### Required work
Exactly the lines from the start of the data below through the line that contains "r0_w100 = [39000, 52800, 27100, 15230, 7670, 4140, 2920, 540]" are to be copied, with pictures left out.

▶

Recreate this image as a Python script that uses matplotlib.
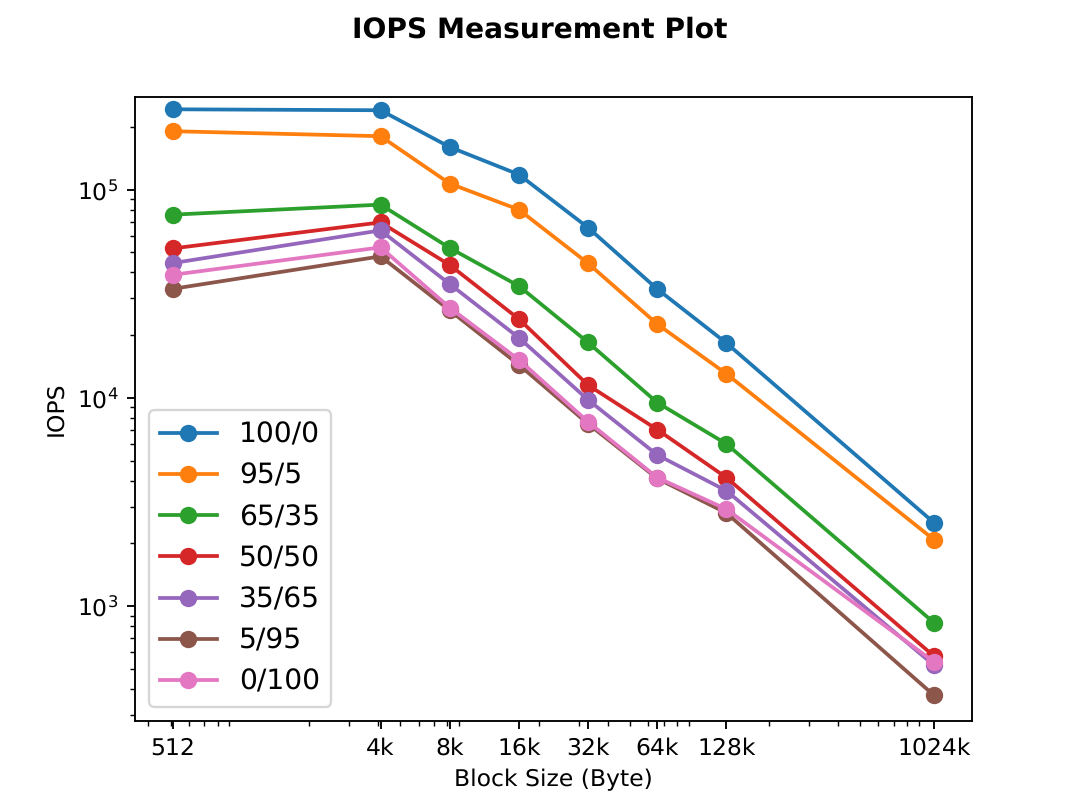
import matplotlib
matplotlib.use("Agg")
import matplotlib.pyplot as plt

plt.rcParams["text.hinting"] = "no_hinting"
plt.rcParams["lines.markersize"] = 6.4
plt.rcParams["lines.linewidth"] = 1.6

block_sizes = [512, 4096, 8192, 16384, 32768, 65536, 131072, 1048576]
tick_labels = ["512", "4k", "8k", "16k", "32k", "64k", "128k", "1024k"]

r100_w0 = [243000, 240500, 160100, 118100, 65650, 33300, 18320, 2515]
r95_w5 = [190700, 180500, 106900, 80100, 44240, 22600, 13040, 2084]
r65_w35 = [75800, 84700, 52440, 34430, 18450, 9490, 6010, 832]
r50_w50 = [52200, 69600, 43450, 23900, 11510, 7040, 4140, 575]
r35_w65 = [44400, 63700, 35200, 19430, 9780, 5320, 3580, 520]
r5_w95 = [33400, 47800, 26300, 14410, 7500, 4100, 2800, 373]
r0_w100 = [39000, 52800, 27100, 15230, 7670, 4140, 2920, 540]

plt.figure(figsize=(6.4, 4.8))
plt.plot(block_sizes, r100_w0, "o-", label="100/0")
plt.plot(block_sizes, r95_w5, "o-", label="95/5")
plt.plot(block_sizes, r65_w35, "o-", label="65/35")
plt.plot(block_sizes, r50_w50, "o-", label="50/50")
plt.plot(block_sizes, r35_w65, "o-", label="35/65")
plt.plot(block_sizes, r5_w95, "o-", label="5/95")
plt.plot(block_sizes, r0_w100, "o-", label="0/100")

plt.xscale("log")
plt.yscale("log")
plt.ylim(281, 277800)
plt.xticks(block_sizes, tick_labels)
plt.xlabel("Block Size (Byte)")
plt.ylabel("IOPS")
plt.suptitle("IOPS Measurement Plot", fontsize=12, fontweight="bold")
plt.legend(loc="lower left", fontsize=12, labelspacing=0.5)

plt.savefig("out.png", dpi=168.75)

◀

### The reply
Recreate this image as a Python script that uses matplotlib.
import matplotlib
matplotlib.use("Agg")
import matplotlib.pyplot as plt

plt.rcParams["text.hinting"] = "no_hinting"
plt.rcParams["lines.markersize"] = 6.4
plt.rcParams["lines.linewidth"] = 1.6

block_sizes = [512, 4096, 8192, 16384, 32768, 65536, 131072, 1048576]
tick_labels = ["512", "4k", "8k", "16k", "32k", "64k", "128k", "1024k"]

r100_w0 = [243000, 240500, 160100, 118100, 65650, 33300, 18320, 2515]
r95_w5 = [190700, 180500, 106900, 80100, 44240, 22600, 13040, 2084]
r65_w35 = [75800, 84700, 52440, 34430, 18450, 9490, 6010, 832]
r50_w50 = [52200, 69600, 43450, 23900, 11510, 7040, 4140, 575]
r35_w65 = [44400, 63700, 35200, 19430, 9780, 5320, 3580, 520]
r5_w95 = [33400, 47800, 26300, 14410, 7500, 4100, 2800, 373]
r0_w100 = [39000, 52800, 27100, 15230, 7670, 4140, 2920, 540]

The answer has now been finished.